In October 2023, Air Canada sued Carroll and Seats.aero under the Computer Fraud and Abuse Act over automated scraping of award-fare data; a U.S. judge denied the airline's request for a preliminary injunction in March 2024, allowing the site to continue operating while litigation proceeds.

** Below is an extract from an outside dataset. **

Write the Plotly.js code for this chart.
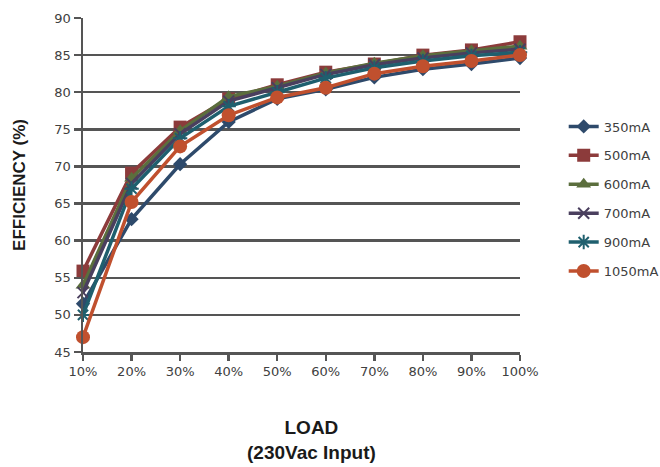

=== Notable security research ===
- Points.com loyalty platform (2023). Carroll, with Sam Curry and others, identified API flaws that could let attackers commandeer airline and hotel loyalty accounts or mint unlimited miles before the vendor deployed fixes.
- Automotive APIs (2022). As part of a research group, Carroll helped reveal remote control and tracking vulnerabilities affecting more than a dozen car brands, including BMW, Ford, Porsche, and Subaru.
- “Unsaflok” hotel locks (2024). Together with Belgian researcher Lennert Wouters, Carroll disclosed weaknesses in Dormakaba Saflok RFID door locks—installed on over three million hotel doors—allowing near-instant unauthorized entry. Full technical details were presented at DEF CON 32.
- TSA Known Crewmember/CASS SQL injection (2024). Carroll documented an injection flaw in the FlyCASS portal that could grant unauthorized “crew” status, potentially bypassing airport security.
- McDonald's hiring bot breach (2025). Carroll and Sam Curry found that Paradox.ai's McHire platform was protected by the username “admin” and password “123456,” exposing tens of millions of applicant records.

== Talks ==
- DEF CON 32 (Las Vegas, 2024) – “Unsaflok: Hacking millions of hotel locks” (with Lennert Wouters).

== Publications ==
- “Bypassing airport security via SQL injection,” *ian.sh*, 2024.
- Lily Newman, "Hackers Could Have Scored Unlimited Airline Miles by Targeting One Platform," *Wired*, 2023.
- Andy Greenberg, “Hackers Found a Way to Open Any of 3 Million Hotel Keycard Locks in Seconds,” *Wired*, 2024.
- Andy Greenberg, “McDonald’s AI Hiring Bot Exposed Millions of Applicants’ Data to Hackers Who Tried the Password ‘123456’,” *Wired*, 2025.